### TASK STATEMENT
Work through the entries below and report how many lines include "this". The number alone is the answer.

-------- RECORDS SUPPLIED --------

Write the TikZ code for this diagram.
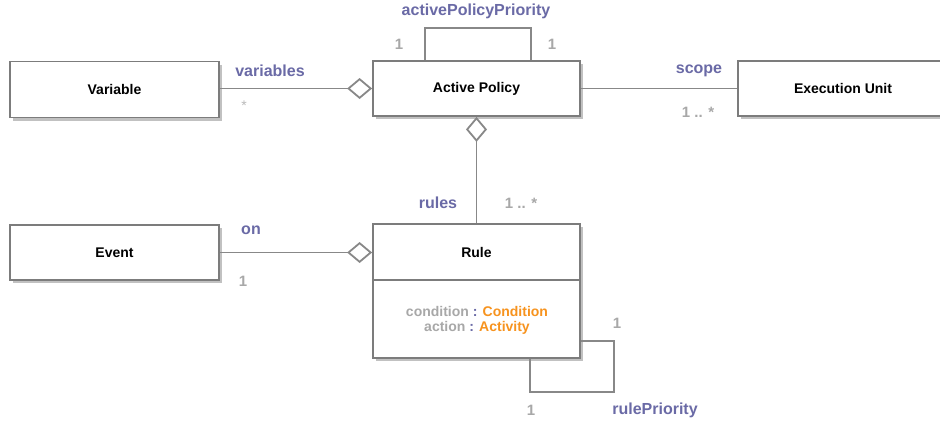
\documentclass[tikz,border=0pt]{standalone}
\usepackage{fontspec}
\setmainfont{Liberation Sans}
\usetikzlibrary{shadows,arrows.meta}
\definecolor{lblpurple}{HTML}{6A6AA6}
\definecolor{numgray}{HTML}{A8A8A8}
\definecolor{linegray}{HTML}{888888}
\definecolor{boxgray}{HTML}{7C7C7C}
\definecolor{attrorange}{HTML}{F7931E}
\begin{document}
\begin{tikzpicture}[x=1pt,y=-1pt,
  classbox/.style={draw=boxgray, line width=1.8pt, fill=white, inner sep=0pt,
    drop shadow={shadow xshift=2.5pt, shadow yshift=-3pt, opacity=0.4, fill=black!60}},
  title/.style={font=\fontsize{14}{16}\selectfont\bfseries, text=black},
  assoc/.style={draw=linegray, line width=1.8pt},
  agg/.style={assoc, -{Diamond[open, fill=white, length=25pt, width=21pt, line width=1.8pt]}},
  rolelbl/.style={font=\fontsize{16}{18}\selectfont\bfseries, text=lblpurple},
  mult/.style={font=\fontsize{15}{17}\selectfont\bfseries, text=numgray},
  attr/.style={font=\fontsize{14}{16}\selectfont\bfseries, text=numgray, align=center}
]
\useasboundingbox (0,0) rectangle (940,426);
\fill[white] (0,0) rectangle (940,426);

% classes
\node[classbox, minimum width=209pt, minimum height=56pt] (var) at (114.5,89.5) {};
\node[title] (varT) at (var.center) {Variable};
\node[classbox, minimum width=207pt, minimum height=55pt] (ap) at (476.5,88.5) {};
\node[title] (apT) at (ap.center) {Active Policy};
\node[classbox, minimum width=210pt, minimum height=55pt] (eu) at (843,88.5) {};
\node[title] (euT) at (eu.center) {Execution Unit};
\node[classbox, minimum width=209pt, minimum height=55pt] (ev) at (114.5,252.5) {};
\node[title] (evT) at (ev.center) {Event};
\node[classbox, minimum width=207pt, minimum height=134pt] (rule) at (476.5,291) {};
\draw[draw=boxgray, line width=1.8pt] (rule.west |- 0,280) coordinate (divL) -- (rule.east |- 0,280) coordinate (divR);
\node[title] (ruleT) at (476.5,252) {Rule};
\node[attr] (ruleA) at (477,320) {condition \textcolor{lblpurple}{:} \textcolor{attrorange}{Condition}\\[-1pt]action \textcolor{lblpurple}{:} \textcolor{attrorange}{Activity}};

% associations
\draw[agg] (var.east |- ap.west) -- (ap.west);
\draw[assoc] (ap.east) -- (eu.west);
\draw[agg] (rule.north) -- (ap.south);
\draw[agg] (ev.east) -- (ev.east -| rule.west);
\draw[assoc] ([xshift=53pt]ap.north west) -- ++(0,-32) -| ([xshift=-50pt]ap.north east);
\draw[assoc] ([yshift=18pt]rule.south east) -- ++(33,0) -- ++(0,51) -| ([xshift=-51pt]rule.south east);

% labels
\node[rolelbl] (lAPP) at (476,11) {activePolicyPriority};
\node[mult] (m1) at (399,44) {1};
\node[mult] (m2) at (552,44) {1};
\node[rolelbl] (lVar) at (270,71) {variables};
\node[font=\fontsize{14}{16}\selectfont, text=numgray!80] (mStar) at (244,106) {*};
\node[rolelbl] (lScope) at (699,71) {scope};
\node[mult] (mScope) at (698,112) {1 .. *};
\node[rolelbl] (lRules) at (438,203) {rules};
\node[mult] (mRules) at (521,203) {1 .. *};
\node[rolelbl] (lOn) at (251,230) {on};
\node[mult] (mOn) at (243,281) {1};
\node[mult] (mR1) at (617,323) {1};
\node[mult] (mR2) at (531,410) {1};
\node[rolelbl] (lRP) at (655,410) {rulePriority};
\end{tikzpicture}
\end{document}
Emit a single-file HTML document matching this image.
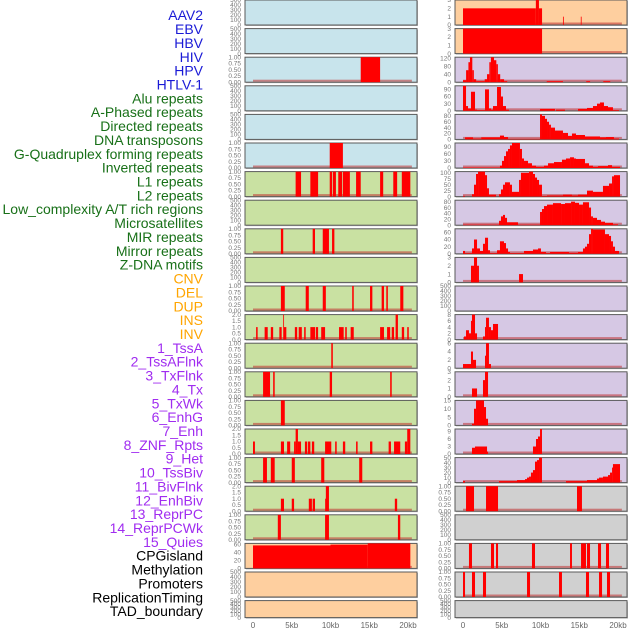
<!DOCTYPE html>
<html><head><meta charset="utf-8"><style>
body{margin:0;background:#fff;}
svg{display:block;font-family:"Liberation Sans",sans-serif;}
</style></head><body>
<svg id="c" width="630" height="630" viewBox="0 0 630 630" xmlns="http://www.w3.org/2000/svg"></svg>
<script>
const labels=["AAV2","EBV","HBV","HIV","HPV","HTLV-1","Alu repeats","A-Phased repeats","Directed repeats","DNA transposons","G-Quadruplex forming repeats","Inverted repeats","L1 repeats","L2 repeats","Low_complexity A/T rich regions","Microsatellites","MIR repeats","Mirror repeats","Z-DNA motifs","CNV","DEL","DUP","INS","INV","1_TssA","2_TssAFlnk","3_TxFlnk","4_Tx","5_TxWk","6_EnhG","7_Enh","8_ZNF_Rpts","9_Het","10_TssBiv","11_BivFlnk","12_EnhBiv","13_ReprPC","14_ReprPCWk","15_Quies","CPGisland","Methylation","Promoters","ReplicationTiming","TAD_boundary"];
const labelGroups=[6,13,5,15,5];
const xTicks=[0,5,10,15,20];
const xTickLabels=["0","5kb","10kb","15kb","20kb"];
const T500=["0","100","200","300","400","500"];
const T1=["0.00","0.25","0.50","0.75","1.00"];
const T2=["0.0","0.5","1.0","1.5","2.0"];
const T3=["0","1","2","3"];
const leftTicks=[T500,T500,T1,T500,T500,T1,T1,T500,T1,T500,T1,T2,T1,T1,T1,T2,T1,T2,T1,["0","20","40","60"],T500,T500];
const leftMax=[500,500,1,500,500,1,1,500,1,500,1,2,1,1,1,2,1,2,1,62,500,500];
const rightTicks=[T3,T3,["0","40","80","120"],["0","30","60","90"],["0","20","40","60","80"],["0","30","60","90"],["0","25","50","75","100"],["0","20","40","60","80"],["0","20","40","60"],T3,T500,["0","2","4","6","8"],["0","2","4","6"],T3,["0","5","10","15"],["0","3","6","9"],["0","10","20","30","40","50"],T1,T500,T1,T1,T500];
const rightMax=[3,3,125,105,85,105,105,85,70,3,500,8,6,3,15,10,50,1,500,1,1,500];
const leftSeries=[
[],[],
[[13.9,16.4,1]],
[],[],
[[9.9,11.6,1]],
[[5.5,6.2,1],[7.4,8.4,1],[9.9,10.2,1],[10.3,10.7,1],[11,11.5,1],[11.6,12.5,1],[13.3,13.9,1],[16.4,16.8,1],[18.1,18.6,1],[19.2,20.3,1]],
[],
[[3.6,3.9,1],[7.7,8.0,1],[9.0,9.8,1],[10.2,10.5,1]],
[],
[[3.6,4.1,1],[6.8,7.2,1],[9.0,9.4,1],[12.8,13.0,1],[15.1,15.4,1],[16.6,16.9,1],[17.2,17.4,1],[19.0,19.4,1]],
[[0.4,0.6,1],[1.5,1.9,1],[2.3,2.6,1],[3.4,3.7,1],[3.9,4.0,2],[4.0,4.3,1],[5.4,5.7,1],[5.9,6.3,1],[6.6,6.8,1],[7.4,8.0,1],[8.1,8.4,1],[8.8,9.3,1],[11.1,11.7,1],[11.9,12.1,1],[12.6,13.0,1],[16.4,16.9,1],[17.3,17.7,1],[17.9,18.2,1],[18.4,18.7,2],[19.2,19.5,1],[19.9,20.1,1]],
[[10.1,10.3,1]],
[[1.3,2.2,1],[2.6,2.8,1],[9.9,10.2,1],[17.7,17.9,1]],
[[3.6,4.1,1]],
[[0,0.25,1],[3.6,4.0,1],[4.4,4.8,1],[5.3,5.5,1],[5.5,5.8,2],[5.8,6.2,1],[6.7,7.0,1],[7.1,7.4,1],[7.6,7.9,1],[9.3,10.1,1],[10.6,10.8,1],[11.6,11.9,1],[13.3,13.5,1],[15.1,15.4,1],[17.5,17.8,1],[18.2,19.0,1],[19.6,19.9,1],[19.9,20.3,2]],
[[1.3,1.8,1],[2.3,2.8,1],[5.0,5.4,1],[8.8,9.2,1],[13.7,14.1,1]],
[[3.6,4.0,1],[5.0,5.3,1],[7.2,7.6,1],[7.7,8.0,1],[9.3,9.4,1],[9.4,9.8,2],[18.3,18.6,1]],
[[3.2,3.6,1],[9.3,9.8,1],[18.7,19.0,1]],
[[0,10,57],[10,14.8,59],[14.8,20.3,62]],
[],[]
];
const rightSeries=[
[[0,9.4,2],[9.4,9.8,3],[9.8,10.2,2],[12.9,13.0,1],[15.2,15.3,1]],
[[0,10.2,3]],
[[0,0.4,10],[0.4,0.7,60],[0.7,0.9,100],[0.9,1.2,125],[1.2,1.4,60],[1.4,1.7,15],[1.7,2.8,5],[2.8,3.1,15],[3.1,3.4,40],[3.4,3.6,100],[3.6,4.0,125],[4.0,4.3,110],[4.3,4.5,90],[4.5,4.8,40],[4.8,5.3,15],[5.3,5.7,5],[10.8,12.9,5],[15.9,16.4,5],[18.1,19,5]],
[[0,0.39,105],[0.39,0.65,20],[0.65,1.03,10],[1.03,1.55,80],[1.55,1.81,5],[1.81,2.84,3],[2.84,3.35,90],[3.35,3.61,10],[3.61,3.87,5],[3.87,4.39,20],[4.39,4.9,100],[4.9,5.16,60],[5.16,5.55,20],[5.55,5.94,5],[9.94,11.87,8],[12,13.16,5],[14.84,16,8],[16,16.77,12],[16.77,17.29,20],[17.29,17.68,30],[17.68,18.19,35],[18.19,18.71,20],[18.71,19.35,15],[19.35,20.13,3]],
[[0.26,1.29,7],[1.29,2.35,3],[2.35,4.77,7],[4.77,5.29,13],[5.29,5.81,8],[5.81,9.94,2],[9.94,10.19,85],[10.19,10.58,80],[10.58,10.84,70],[10.84,11.1,60],[11.1,11.35,50],[11.35,11.87,40],[11.87,12.9,30],[12.9,13.55,22],[13.55,14.06,12],[14.06,14.58,20],[14.58,15.74,15],[15.74,17.68,10],[17.68,18.45,7],[18.45,19.48,8],[19.48,20.13,3]],
[[0,4.77,2],[4.77,5.03,10],[5.03,5.29,30],[5.29,5.55,50],[5.55,5.81,70],[5.81,6.06,80],[6.06,6.32,95],[6.32,7.35,105],[7.35,7.61,80],[7.61,7.87,40],[7.87,8.39,30],[8.39,8.9,20],[8.9,9.42,10],[9.42,10.45,5],[10.45,10.97,10],[10.97,11.74,20],[11.74,12.77,25],[12.77,13.29,35],[13.29,13.81,40],[13.81,14.32,45],[14.32,14.58,40],[14.58,15.74,38],[15.74,16.26,20],[16.26,16.77,10],[16.77,17.42,5],[17.42,18.71,8],[18.71,19.23,12],[19.23,20.26,5]],
[[0,0.26,3],[1.16,1.42,10],[1.42,1.68,50],[1.68,1.94,95],[1.94,2.84,105],[2.84,3.1,90],[3.1,3.35,35],[3.35,4.26,8],[4.65,4.9,10],[4.9,5.16,30],[5.16,5.42,50],[5.42,6.06,60],[6.06,6.32,50],[6.32,7.23,20],[7.23,7.48,70],[7.48,8.52,100],[8.52,9.03,105],[9.03,9.29,95],[9.29,9.55,80],[9.55,9.81,70],[9.81,10.19,50],[10.19,10.84,3],[10.84,12.9,5],[12.9,14.06,8],[14.06,14.84,5],[14.84,16,8],[16,16.77,25],[16.77,18.06,20],[18.06,18.84,45],[18.84,19.23,55],[19.23,19.48,85],[19.48,20.26,90]],
[[0,4.65,2],[4.65,4.9,15],[4.9,5.16,30],[5.16,5.42,35],[5.42,5.68,25],[5.68,7.1,10],[7.1,9.94,2],[9.94,10.19,45],[10.19,10.45,55],[10.45,10.84,65],[10.84,11.61,70],[11.61,12.65,75],[12.65,13.16,72],[13.16,13.94,75],[13.94,14.45,80],[14.45,14.97,76],[14.97,15.48,70],[15.48,16.26,78],[16.26,16.52,60],[16.52,16.77,30],[16.77,17.29,25],[17.29,17.81,18],[17.81,18.32,12],[18.32,19.35,8],[19.35,20,3]],
[[0,0.26,8],[0.26,1.16,2],[1.16,1.42,15],[1.42,1.81,40],[1.81,2.19,15],[2.19,2.58,8],[2.58,2.84,28],[2.84,3.23,45],[3.23,3.48,10],[3.48,4.39,2],[4.39,4.77,10],[4.77,5.29,35],[5.29,5.55,30],[5.55,5.81,15],[5.81,6.06,5],[6.06,7.87,2],[7.87,9.03,8],[9.03,9.68,12],[9.68,10.06,15],[10.06,10.71,5],[10.71,11.23,2],[11.23,13.68,5],[13.68,14.84,3],[14.84,15.48,5],[15.48,15.74,15],[15.74,16,20],[16,16.26,28],[16.26,16.52,55],[16.52,16.77,70],[16.77,18.32,68],[18.32,18.84,55],[18.84,19.1,50],[19.1,19.35,35],[19.35,19.61,20],[19.61,20.13,8]],
[[1.03,1.42,2],[1.42,1.81,3],[1.81,2.06,2],[7.23,7.74,1]],
[],
[[0.13,0.39,1],[0.39,0.77,3],[0.77,1.03,2],[1.03,1.16,6],[1.16,1.55,8],[1.55,1.81,2],[2.58,2.84,1],[2.84,2.97,4],[2.97,3.35,7],[3.35,3.61,4],[3.61,3.87,3],[3.87,4.52,5]],
[[0,0.39,1],[0.39,1.03,1],[1.03,1.29,4],[1.29,1.68,2],[2.84,2.97,3],[2.97,3.35,6],[3.35,3.61,1]],
[[1.16,1.81,1],[2.58,2.84,2],[2.84,3.23,3]],
[[1.16,1.42,1],[1.42,1.68,10],[1.68,2.71,15],[2.71,2.97,11],[2.97,3.23,4]],
[[1.16,1.55,2.5],[1.55,3.1,3],[3.1,3.23,1],[9.03,9.42,3],[9.42,9.68,6],[9.68,9.94,7],[9.94,10.19,10]],
[[0,0.26,3],[4.65,6.97,3],[6.97,8,5],[8,8.26,7],[8.26,8.52,10],[8.52,8.77,12],[8.77,9.03,20],[9.03,9.29,25],[9.29,9.55,42],[9.55,9.81,45],[9.81,10.19,50],[13.29,16,3],[16,17.29,5],[17.29,17.55,8],[17.55,18.06,10],[18.06,18.71,12],[18.71,18.97,15],[18.97,19.23,20],[19.23,19.35,30],[19.35,20.26,37]],
[[0.39,1.42,1],[2.97,4.52,1],[14.71,15.35,1]],
[],
[[0.77,1.16,1],[3.61,4.0,1],[4.26,4.52,1],[8.9,9.29,1],[13.81,14.06,1],[15.23,15.87,1],[16,16.39,1],[17.42,17.81,1],[18.45,18.84,1]],
[[0,0.26,1],[1.16,1.55,1],[2.58,2.97,1],[8.26,8.65,1],[12.39,12.77,1],[15.87,16.26,1],[17.55,17.94,1],[18.58,18.97,1]],
[]
];
</script>
<script>
const svg=document.getElementById('c');
const NS="http://www.w3.org/2000/svg";
function mk(tag,at,parent){const e=document.createElementNS(NS,tag);for(const k in at)e.setAttribute(k,at[k]);(parent||svg).appendChild(e);return e;}
const labelColors=["#1a1ad6","#187018","#ffa500","#a02cf0","#000000"];
const leftBg=[];const rightBg=[];
for(let i=0;i<22;i++){leftBg.push(i<6?"#c8e4ec":(i<19?"#c9e1a2":"#fecf9f"));rightBg.push(i<2?"#fecf9f":(i<17?"#d6c8e4":"#d0d0d0"));}
function rowTop(i){return i*28.6;}
function rowH(i){return i===21?17:25;}
function xs(col,kb){return (col===0?253:463)+kb*7.75;}
let gi=0,cnt=0;
labels.forEach((t,i)=>{
  while(cnt>=labelGroups[gi]){cnt-=labelGroups[gi];gi++;}
  const e=mk('text',{x:203,y:16.5+i*13.86,'text-anchor':'end','dominant-baseline':'middle','font-size':14,fill:labelColors[gi]});
  e.textContent=t;
  
  
  cnt++;
});
function panel(col,i,series,ticks,ymax,bg){
  const px=col===0?245:455, top=rowTop(i), h=rowH(i), w=172;
  const g=mk('g',{});
  
  
  mk('rect',{x:px+1,y:top+1,width:w,height:h,fill:'#bbbbbb'},g);
  mk('rect',{x:px,y:top,width:w,height:h,fill:bg,stroke:'#5a5a5a','stroke-width':1},g);
  const ys=v=>top+h-v/ymax*h;
  if(series.length){
    const b=mk('rect',{x:xs(col,0),y:top+h-2.5,width:xs(col,20.5)-xs(col,0),height:2,fill:'#c03030','fill-opacity':0.55},g);
    
    
  }
  series.forEach(s=>{
    const r=mk('rect',{x:xs(col,s[0]),y:ys(s[2]),width:Math.max(0.8,xs(col,s[1])-xs(col,s[0])),height:top+h-ys(s[2]),fill:'#ff0000'},g);
    
    
  });
  ticks.forEach(t=>{
    const v=parseFloat(t);
    const e=mk('text',{x:px-4,y:ys(v)+2.2,'text-anchor':'end','font-size':6.5,fill:'#777'},g);
    e.textContent=t;
    
    
  });
}
for(let i=0;i<22;i++){
  panel(0,i,leftSeries[i],leftTicks[i],leftMax[i],leftBg[i]);
  panel(1,i,rightSeries[i],rightTicks[i],rightMax[i],rightBg[i]);
}
[0,1].forEach(col=>{
  xTicks.forEach((k,j)=>{
    const e=mk('text',{x:xs(col,k),y:628,'text-anchor':'middle','font-size':8,fill:'#666'});
    e.textContent=xTickLabels[j];
    
    
  });
});
</script>
</body></html>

--------

### THE COMPLETED TASK
2